Show HN: Atom – open-source AI agent with "visual" episodic memory

5 hours ago (github.com)

Hey HN,

I’ve been building Atom (https://github.com/rush86999/atom), an open-source, self-hosted AI automation platform.

I built this because while tools like OpenClaw are excellent for one-off scripts and personal tasks, I found them difficult to use for complex business workflows (e.g., managing invoices or SaaS ops). The main issue was State Blindness: the agent would fire a command and assume it worked, without "seeing" if the UI or state actually updated.

I just shipped a new architecture to solve this called Canvas AI Accessibility.

The Technical Concept: Instead of relying on token-heavy screenshots or raw HTML, I built a hidden semantic layer—essentially a "Screen Reader" for the LLM.

Hidden Visual Description: When the agent works, the system generates a structured, hidden description of the visual state.
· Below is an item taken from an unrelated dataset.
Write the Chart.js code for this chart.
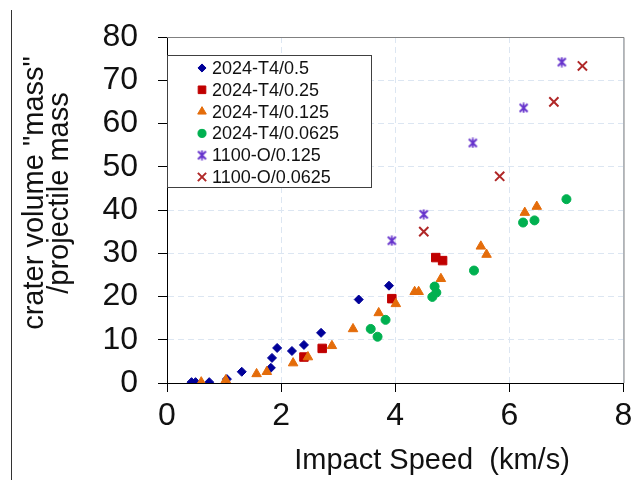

Episodic Memory: The agent "reads" this layer to verify its actions. Crucially, it snapshots this state into a vector database (LanceDB).

Maturity/Governance: Before an agent is promoted from "Student" to "Autonomous," it must demonstrate it can recall these past visual states to avoid repeating errors.

Atom vs. OpenClaw: I view them as complementary. OpenClaw is the "Hands" (great for raw execution/terminal), while Atom is the "Brain" (handling state, memory, and audit trails). Atom uses Python/FastAPI vs OpenClaw's Node.js, and focuses heavily on this governance/memory layer.

The repo is self-hosted and includes the new Canvas architecture. I’d love feedback on the implementation of the hidden accessibility layer—is anyone else using "synthetic accessibility trees" for agent grounding?